Integrity(Score: 8/10)

High. Carlisle is intellectually honest about the challenges of deep-value investing, including periods of significant underperformance. He has been transparent about his funds' difficulties during the growth-dominated market of 2018-2021. He does not oversell his strategy or hide behind cherry-picked timeframes. His books present backtested data with appropriate caveats. He acknowledges the emotional difficulty of holding deeply unpopular stocks and the behavioral challenges this creates for investors. He has been consistent in his philosophy over many years rather than style-drifting to chase performance. His fee structure for the funds is reasonable relative to active management peers. The free screener tool represents genuine value provided to the investing community without direct monetization pressure.

Relevance to Us

Moderate relevance. Carlisle's philosophy aligns well with our emphasis on downside protection, contrarian thinking, and buying cheap. His focus on enterprise value rather than just price, and his use of forensic accounting screens to avoid value traps, are directly applicable to our approach.
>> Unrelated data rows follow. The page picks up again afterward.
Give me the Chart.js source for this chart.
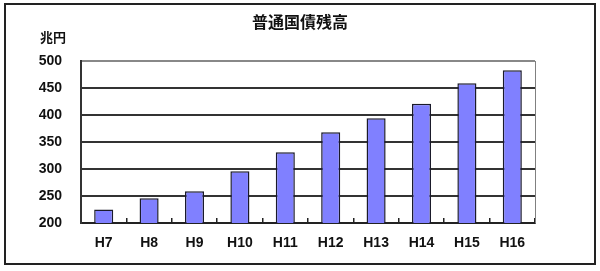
<!DOCTYPE html>
<html lang="ja">
<head>
    <meta charset="UTF-8">
    <title>普通国債残高</title>
    <script src="https://cdn.jsdelivr.net/npm/chart.js"></script>
    <style>
        html, body {
            margin: 0;
            padding: 0;
            background: #fff;
        }
        .wrap {
            position: relative;
            width: 600px;
            height: 271px;
        }
        .frame {
            position: absolute;
            left: 4px;
            top: 3px;
            width: 588px;
            height: 258px;
            border: 2px solid #222;
        }
        canvas {
            position: absolute;
            left: 0;
            top: 0;
        }
    </style>
</head>
<body>
<div class="wrap">
    <div class="frame"></div>
    <canvas id="debtChart" width="600" height="271"></canvas>
</div>

<script>
    const chartTitle = "普通国債残高";
    const unitLabel = "兆円";
    const years = ["H7", "H8", "H9", "H10", "H11", "H12", "H13", "H14", "H15", "H16"];
    const balance = [225, 246, 259, 296, 331, 368, 394, 421, 459, 483];
    const yTicks = [200, 250, 300, 350, 400, 450, 500];

    const numFont = { family: "'Liberation Sans', Arial, sans-serif", size: 14, weight: 'bold' };

    // title, unit label and the grey right edge of the plot
    const extras = {
        id: 'extras',
        afterDraw(chart) {
            const ctx = chart.ctx;
            const area = chart.chartArea;
            ctx.save();
            ctx.fillStyle = '#111';
            ctx.textBaseline = 'middle';
            ctx.textAlign = 'center';
            ctx.font = "bold 16px 'Noto Sans CJK JP', sans-serif";
            ctx.fillText(chartTitle, 300, 22);
            ctx.textAlign = 'left';
            ctx.font = "bold 13px 'Noto Sans CJK JP', sans-serif";
            ctx.fillText(unitLabel, 40, 37);
            ctx.strokeStyle = '#808080';
            ctx.lineWidth = 1;
            ctx.beginPath();
            ctx.moveTo(Math.round(area.right) + 0.5, area.top);
            ctx.lineTo(Math.round(area.right) + 0.5, area.bottom);
            ctx.stroke();
            ctx.restore();
        }
    };

    new Chart(document.getElementById('debtChart'), {
        type: 'bar',
        data: {
            labels: years,
            datasets: [{
                data: balance,
                backgroundColor: '#8080FF',
                borderColor: '#1a1a2a',
                borderWidth: 1.5,
                categoryPercentage: 1,
                barPercentage: 0.42
            }]
        },
        options: {
            responsive: false,
            animation: false,
            layout: { padding: { top: 61, right: 65, left: 0, bottom: 0 } },
            plugins: {
                legend: { display: false },
                title: { display: false },
                tooltip: { enabled: false }
            },
            scales: {
                x: {
                    afterFit: s => { s.height = 48; },
                    grid: {
                        offset: true,
                        drawOnChartArea: false,
                        tickLength: -5,
                        lineWidth: 1.5,
                        color: '#222'
                    },
                    border: { color: '#222', width: 2 },
                    ticks: { color: '#111', font: numFont, padding: 17 }
                },
                y: {
                    min: 200,
                    max: 500,
                    afterFit: s => { s.width = 81; },
                    afterBuildTicks: s => { s.ticks = yTicks.map(v => ({ value: v })); },
                    grid: {
                        drawTicks: false,
                        lineWidth: 2,
                        color: ctx => ctx.tick && ctx.tick.value === 500 ? '#888' : '#333'
                    },
                    border: { color: '#333', width: 2 },
                    ticks: { color: '#111', font: numFont, padding: 19 }
                }
            }
        },
        plugins: [extras]
    });
</script>
</body>
</html>
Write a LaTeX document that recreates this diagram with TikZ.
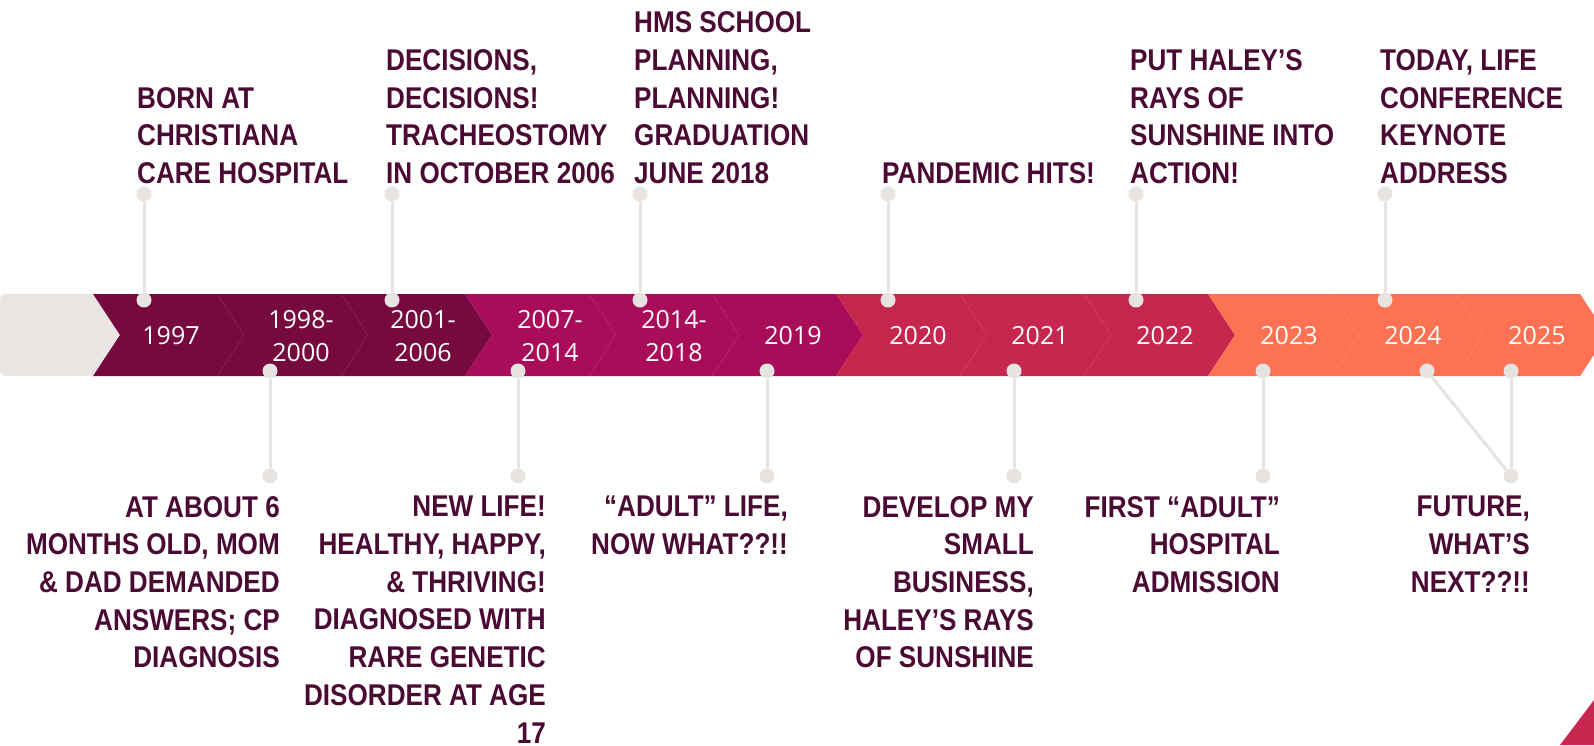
\documentclass[tikz,border=0pt]{standalone}
\usepackage{fontspec}
\setmainfont{Liberation Sans}
\newfontfamily\notefont{Liberation Sans}[FakeStretch=0.87]
\newfontfamily\yearfont{Open Sans}
\definecolor{bandgrey}{HTML}{E9E5E3}
\definecolor{dotgrey}{HTML}{E7E3E0}
\definecolor{deepwine}{HTML}{760A3E}
\definecolor{berry}{HTML}{A90D5A}
\definecolor{crimson}{HTML}{C6274F}
\definecolor{coral}{HTML}{FE7254}
\definecolor{notemaroon}{HTML}{4A0A33}

\begin{document}
\begin{tikzpicture}[x=1pt,y=-1pt,
    event dot/.style={circle,fill=dotgrey,inner sep=0pt,minimum size=15pt},
    stem/.style={draw=dotgrey,line width=3pt},
    year/.style={font=\yearfont\fontsize{25}{33}\selectfont,text=white,align=center,inner sep=0pt},
    note/.style={font=\notefont\bfseries\fontsize{30}{37.7}\selectfont,text=notemaroon,inner sep=0pt},
    top note/.style={note,anchor=south west,align=left},
    bottom note/.style={note,anchor=north east,align=right}]
                \useasboundingbox (0,0) rectangle (1594,745);
                \clip (0,0) rectangle (1594,745);

                % band of chevrons
                \fill[bandgrey, rounded corners=5] (93,376) -- (0,376) -- (0,294) [sharp corners] -- (93,294) -- (120,335) -- cycle;
                \fill[deepwine] (93,294) -- (217,294) -- (244,335) -- (217,376) -- (93,376) -- (120,335) -- cycle;
                \fill[deepwine] (217,294) -- (341,294) -- (368,335) -- (341,376) -- (217,376) -- (244,335) -- cycle;
                \fill[deepwine] (341,294) -- (465,294) -- (492,335) -- (465,376) -- (341,376) -- (368,335) -- cycle;
                \fill[berry] (465,294) -- (589,294) -- (616,335) -- (589,376) -- (465,376) -- (492,335) -- cycle;
                \fill[berry] (589,294) -- (712,294) -- (739,335) -- (712,376) -- (589,376) -- (616,335) -- cycle;
                \fill[berry] (712,294) -- (836,294) -- (863,335) -- (836,376) -- (712,376) -- (739,335) -- cycle;
                \fill[crimson] (836,294) -- (960,294) -- (987,335) -- (960,376) -- (836,376) -- (863,335) -- cycle;
                \fill[crimson] (960,294) -- (1084,294) -- (1111,335) -- (1084,376) -- (960,376) -- (987,335) -- cycle;
                \fill[crimson] (1084,294) -- (1208,294) -- (1235,335) -- (1208,376) -- (1084,376) -- (1111,335) -- cycle;
                \fill[coral] (1208,294) -- (1332,294) -- (1359,335) -- (1332,376) -- (1208,376) -- (1235,335) -- cycle;
                \fill[coral] (1332,294) -- (1456,294) -- (1483,335) -- (1456,376) -- (1332,376) -- (1359,335) -- cycle;
                \fill[coral] (1456,294) -- (1580,294) -- (1607,335) -- (1580,376) -- (1456,376) -- (1483,335) -- cycle;
                \fill[crimson] (1560,745) -- (1594,700) -- (1594,745) -- cycle;

                % years
                \node[year] at (171,336) (y1997) {1997};
                \node[year] at (301,336) (y1998) {1998-\\2000};
                \node[year] at (423,336) (y2001) {2001-\\2006};
                \node[year] at (550,336) (y2007) {2007-\\2014};
                \node[year] at (674,336) (y2014) {2014-\\2018};
                \node[year] at (793,336) (y2019) {2019};
                \node[year] at (918,336) (y2020) {2020};
                \node[year] at (1040,336) (y2021) {2021};
                \node[year] at (1165,336) (y2022) {2022};
                \node[year] at (1289,336) (y2023) {2023};
                \node[year] at (1413,336) (y2024) {2024};
                \node[year] at (1537,336) (y2025) {2025};

                % pins above
                \node[event dot] at (144,300) (dot97) {};
                \node[event dot] at (144,194) (end97) {};
                \node[event dot] at (392,300) (dot01) {};
                \node[event dot] at (392,194) (end01) {};
                \node[event dot] at (640,300) (dot14) {};
                \node[event dot] at (640,194) (end14) {};
                \node[event dot] at (888,300) (dot20) {};
                \node[event dot] at (888,194) (end20) {};
                \node[event dot] at (1136,300) (dot22) {};
                \node[event dot] at (1136,194) (end22) {};
                \node[event dot] at (1385,300) (dot24) {};
                \node[event dot] at (1385,194) (end24) {};

                % pins below
                \node[event dot] at (270,371) (dot98) {};
                \node[event dot] at (270,476) (end98) {};
                \node[event dot] at (518,371) (dot07) {};
                \node[event dot] at (518,476) (end07) {};
                \node[event dot] at (767,371) (dot19) {};
                \node[event dot] at (767,476) (end19) {};
                \node[event dot] at (1014,371) (dot21) {};
                \node[event dot] at (1014,476) (end21) {};
                \node[event dot] at (1263,371) (dot23) {};
                \node[event dot] at (1263,476) (end23) {};
                \node[event dot] at (1427,371) (low24) {};
                \node[event dot] at (1511,371) (dot25) {};
                \node[event dot] at (1511,476) (end25) {};

                \path[stem]
                    (dot97) edge (end97)
                    (dot01) edge (end01)
                    (dot14) edge (end14)
                    (dot20) edge (end20)
                    (dot22) edge (end22)
                    (dot24) edge (end24)
                    (dot98) edge (end98)
                    (dot07) edge (end07)
                    (dot19) edge (end19)
                    (dot21) edge (end21)
                    (dot23) edge (end23)
                    (low24) edge (end25)
                    (dot25) edge (end25)
                    ;

                % notes
                \node[top note] at (137,184) (born) {BORN AT\\CHRISTIANA\\CARE HOSPITAL};
                \node[top note] at (386,184) (trach) {DECISIONS,\\DECISIONS!\\TRACHEOSTOMY\\IN OCTOBER 2006};
                \node[top note] at (634,184) (hms) {HMS SCHOOL\\PLANNING,\\PLANNING!\\GRADUATION\\JUNE 2018};
                \node[top note] at (882,184) (pandemic) {PANDEMIC HITS!};
                \node[top note] at (1130,184) (rays) {PUT HALEY’S\\RAYS OF\\SUNSHINE INTO\\ACTION!};
                \node[top note] at (1380,184) (today) {TODAY, LIFE\\CONFERENCE\\KEYNOTE\\ADDRESS};

                \node[bottom note] at (280,496) (answers) {AT ABOUT 6\\MONTHS OLD, MOM\\\& DAD DEMANDED\\ANSWERS; CP\\DIAGNOSIS};
                \node[bottom note] at (546,496) (newlife) {NEW LIFE!\\HEALTHY, HAPPY,\\\& THRIVING!\\DIAGNOSED WITH\\RARE GENETIC\\DISORDER AT AGE\\17};
                \node[bottom note] at (788,496) (adult) {“ADULT” LIFE,\\NOW WHAT??!!};
                \node[bottom note] at (1034,496) (business) {DEVELOP MY\\SMALL\\BUSINESS,\\HALEY’S RAYS\\OF SUNSHINE};
                \node[bottom note] at (1280,496) (admission) {FIRST “ADULT”\\HOSPITAL\\ADMISSION};
                \node[bottom note] at (1530,496) (future) {FUTURE,\\WHAT’S\\NEXT??!!};
            \end{tikzpicture}
\end{document}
However, there are meaningful differences: (1) His approach is quantitative/systematic rather than fundamental/qualitative — he buys statistical cheapness, not deeply understood businesses. (2) His 30-position portfolio is less concentrated than our ideal. (3) His holding period is tied to rebalancing cycles rather than multi-year conviction. (4) He has no framework for assessing AGI impact or technological disruption — the quantitative approach is sector-agnostic and backward-looking by nature. His intellectual contributions (books, screener) are more useful to us than his portfolio holdings. The Acquirer's Multiple screener could be a useful tool for initial screening in our floor-price analysis pipeline. His work on 'Deep Value' — the mean-reversion tendency of deeply undervalued stocks — provides empirical support for our floor-price approach.